Well, it's not being used later on to make decisions, is it?

I suppose I will go with that for my definition of memory: the agent makes a change to the state of the world (external) or to its own state (internal) and that change later affects its action.

Using that definition, my answer re the amoeba is yes.

I can see why it seems too broad. But I don't know a better definition. I suppose one could stipulate that consciousness is required. But I don't think that would be a standard position.


>Well, it's not being used later on to make decisions, is it?

No, you have a point there. I missed that part.

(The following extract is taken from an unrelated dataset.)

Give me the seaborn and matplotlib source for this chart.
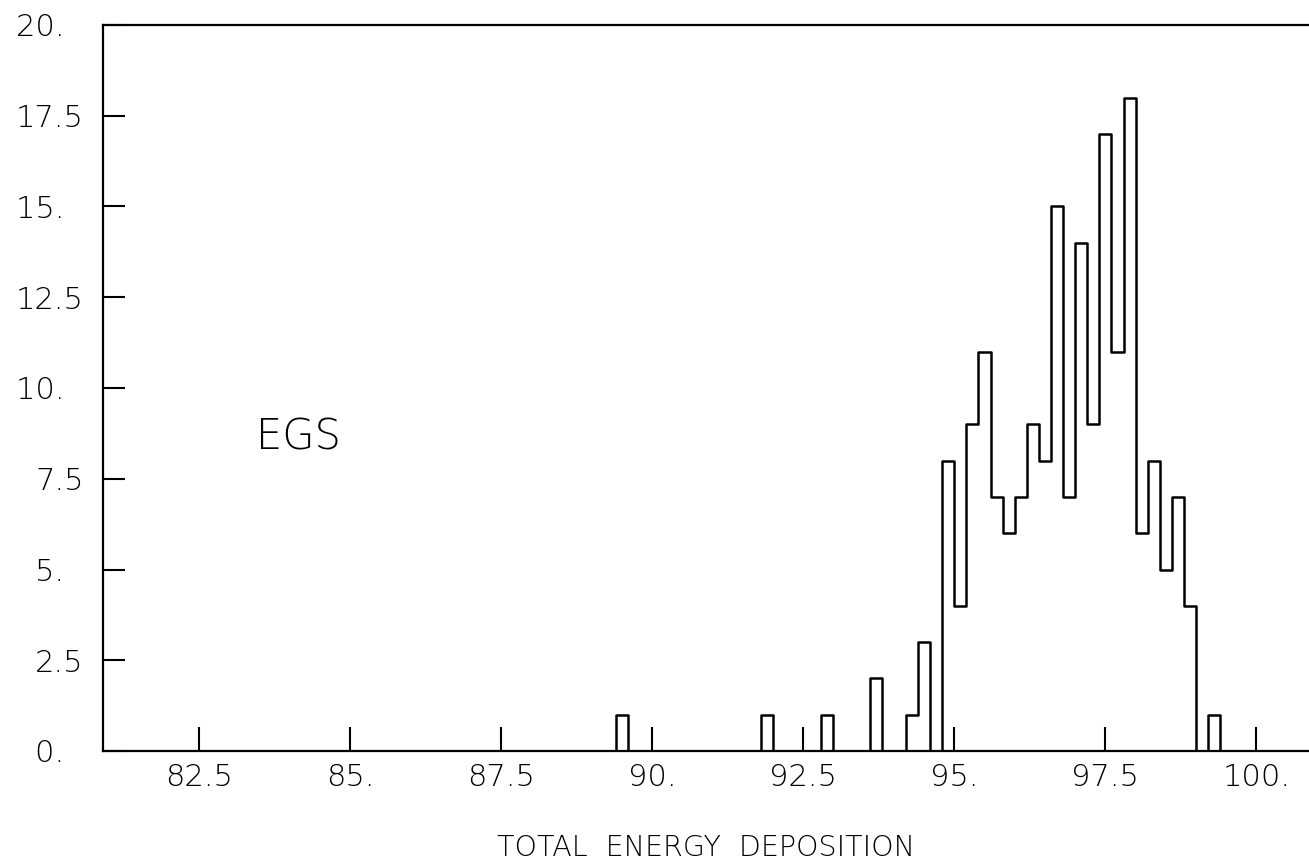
import numpy as np
import pandas as pd
import matplotlib
matplotlib.use("Agg")
import matplotlib.pyplot as plt
import seaborn as sns

# ---- data ----
bin_width = 0.2
bin_range = (89.2, 99.6)   # 52 bins of 0.2
counts = [0, 1,
          0, 0, 0, 0, 0, 0, 0, 0, 0, 0, 0,
          1,
          0, 0, 0, 0,
          1,
          0, 0, 0,
          2,
          0, 0,
          1, 3, 0, 8, 4, 9, 11, 7, 6, 7, 9, 8, 15, 7, 14, 9, 17, 11, 18,
          6, 8, 5, 7, 4, 0, 1, 0]
x_ticks = [82.5, 85, 87.5, 90, 92.5, 95, 97.5, 100]
x_ticklabels = ["82.5", "85.", "87.5", "90.", "92.5", "95.", "97.5", "100."]
y_ticks = [0, 2.5, 5, 7.5, 10, 12.5, 15, 17.5, 20]
y_ticklabels = ["0.\u2007", "2.5", "5.\u2007", "7.5", "10.\u2007", "12.5", "15.\u2007", "17.5", "20.\u2007"]
x_label = "TOTAL  ENERGY  DEPOSITION"
annotation = "EGS"

edges = np.round(np.linspace(bin_range[0], bin_range[1], len(counts) + 1), 2)
centers = (edges[:-1] + edges[1:]) / 2
df = pd.DataFrame({"energy": centers, "count": counts})

sns.set_style("white")
plt.rcParams["font.family"] = ["DejaVu Sans"]

fig = plt.figure(figsize=(13.09, 8.65), dpi=100)
ax = fig.add_axes([103 / 1309, 114 / 865, 1206 / 1309, 726 / 865])

sns.histplot(data=df, x="energy", weights="count", binwidth=bin_width,
             binrange=bin_range, element="step", fill=False, color="black",
             linewidth=1.8, ax=ax)

ax.set_xlim(80.91, 100.87)
ax.set_ylim(0, 20)
ax.set_xticks(x_ticks)
ax.set_xticklabels(x_ticklabels)
ax.set_yticks(y_ticks)
ax.set_yticklabels(y_ticklabels)
ax.tick_params(axis="x", bottom=True, direction="in", length=17, width=1.5,
               pad=9, labelsize=22, colors="black")
ax.tick_params(axis="y", left=True, direction="in", length=16, width=1.5,
               pad=14, labelsize=22, colors="black")
for lab in ax.get_xticklabels() + ax.get_yticklabels():
    lab.set_fontweight("light")

for side in ["left", "bottom", "top"]:
    ax.spines[side].set_visible(True)
    ax.spines[side].set_color("black")
    ax.spines[side].set_linewidth(1.6)
ax.spines["right"].set_visible(False)

ax.set_ylabel("")
ax.set_xlabel(x_label, fontsize=20.5, fontweight="light", labelpad=30, color="black")
ax.text(83.45, 8.65, annotation, fontsize=30, fontweight="light",
        ha="left", va="center", color="black")

fig.savefig("out.png", dpi=100, facecolor="white")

Though I just realized your new definition implies this: a river has memory.

To each their own :) I'll still call it too broad, but that's pure opinion.


> a river has memory

Nice point... well, I'm all ears for a better definition :)


How does one slime mold react to the 'slime' left by another?


Unless the slime the researchers planted was from the slime-mold being experimented upon we can assume that they react in the same way to other slime-mold's slime as to their own.


Can they really be said to be 'memories' then?

I doubt that most people would consider Hansel and Gretel's trail of breadcrumbs a form of 'external memory.'


Could you elaborate on what an 'external memory' would be then?


I think it's only a matter of time before we prove slime-molds to be turing-complete.



I can't wait to read a sci-fi story about advanced and perhaps sentient slime molds taking over the universe.



Steven Baxter's Xeelee Sequence comes to mind.


This is more or less how I find my way around in the morning. The only major difference is that I generally use coffee-spills and biscuits as location markers, instead of slime.


Organism without a brain creates external memories for navigation

A manager downloaded a TODO list app?